Japan has again slipped into a technical recession, after preliminary data for the third quarter showed the national economy had contracted for a second consecutive quarter. The relapse is the country’s fourth since the financial crisis, and likely means more stimulus will be needed to arrest the slide and keep inflation closer to the central bank’s two percent target.
The results were not altogether surprising after a 0.7 percent slump hit in the second quarter
“The second straight contraction in GDP underlines the downside risks to the Bank of Japan’s growth forecasts,” wrote Capital Economic’s Japan Economist Marcel Thieliant in a research note. “With rising slack dampening price pressures, we remain convinced that more monetary stimulus will eventually be needed.” In the same note, Thieliant goes on to warn that policymakers have shown “considerable reluctance” to step up the pace of easing, and are unlikely to do so in the coming week.
The results were not altogether surprising after a 0.7 percent slump hit in the second quarter. And though the contraction this last quarter is only 0.2 percent, it means the economy has shrunk 0.8 percent on an annualised basis.
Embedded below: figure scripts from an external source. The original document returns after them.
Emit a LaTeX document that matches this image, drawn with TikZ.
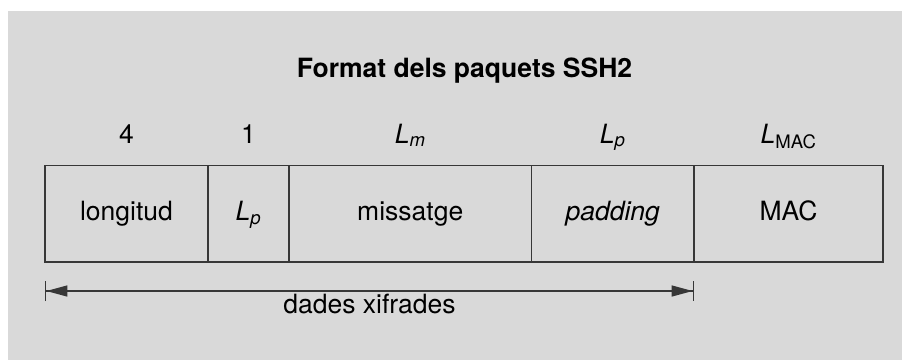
\documentclass[tikz,border=0pt]{standalone}
\usepackage{fontspec}
\setmainfont{TeX Gyre Heros}
\usepackage{tikz}
\usetikzlibrary{positioning}
\usetikzlibrary{arrows.meta}
\usepackage{color}
\definecolor{Bg-Gray}{RGB}{217,217,217}
\definecolor{Line-Gray}{RGB}{55,55,55}

\begin{document}
\begin{tikzpicture}[x=1pt, y=-1pt]
    \tikzset{ fld/.style ={draw=Line-Gray, line width=1.4pt, outer sep=0pt, minimum height=96.5pt, text height=19pt, text depth=5.8pt, inner sep=0pt} }
    \tikzset{ lbl/.style ={anchor=base, inner sep=0pt} }
    \tikzset{ dim/.style ={draw=Line-Gray, line width=1.4pt, {Bar[width=20pt,line width=1.4pt]Triangle[length=21pt,width=11pt]}-{Triangle[length=21pt,width=11pt]Bar[width=20pt,line width=1.4pt]}} }

    \useasboundingbox (0,0) rectangle (902,360);
    \fill[Bg-Gray] (8,11) rectangle (902,360);
    \fontsize{26.5}{31}\selectfont

    \node[lbl, font=\bfseries] (title) at (464.5,77) {Format dels paquets SSH2};

    \node[fld, minimum width=163pt, anchor=north west] (f1) at (45,165.5) {longitud};
    \node[fld, right=0pt of f1, minimum width=81pt ] (f2) {\textit{L}\textsubscript{\textit{p}}};
    \node[fld, right=0pt of f2, minimum width=242.5pt] (f3) {missatge};
    \node[fld, right=0pt of f3, minimum width=162.5pt] (f4) {\textit{padding}};
    \node[fld, right=0pt of f4, minimum width=189pt] (f5) {MAC};

    \node[lbl] (s1) at ([yshift=22.5pt]f1.north) {4};
    \node[lbl] (s2) at ([yshift=22.5pt]f2.north) {1};
    \node[lbl] (s3) at ([yshift=22.5pt]f3.north) {\textit{L}\textsubscript{\textit{m}}};
    \node[lbl] (s4) at ([yshift=22.5pt]f4.north) {\textit{L}\textsubscript{\textit{p}}};
    \node[lbl] (s5) at ([yshift=22.5pt]f5.north) {\textit{L}\textsubscript{MAC}};

    \coordinate (d1) at ([yshift=-29pt]f1.south west);
    \coordinate (d2) at ([yshift=-29pt]f4.south east);
    \draw[dim] (d1) -- (d2) node[lbl, midway, yshift=-22pt] (enc) {dades xifrades};
\end{tikzpicture}
\end{document}
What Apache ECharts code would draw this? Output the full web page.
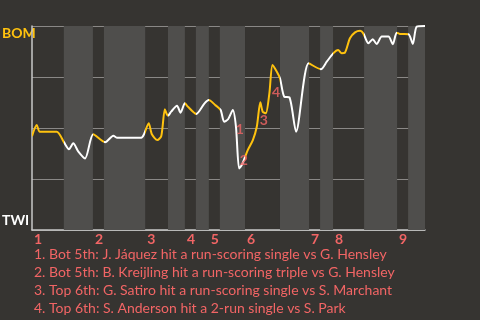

Companies, despite record profits, are reluctant to raise wages or invest, and the same findings show that business spending fell 1.3 percent on the quarter last, whereas private consumption rose only 0.5 percent.
Aside from Japan’s less-than-impressive performance, there are positives for the country going forwards. “Firms’ forecasts for industrial production suggest that the economy should start to recover this quarter,” said Thieliant. “But we think that growth in the current fiscal year will be closer to 0.5 percent rather than the 1.2 percent projected by the Bank of Japan at its end-October meeting.”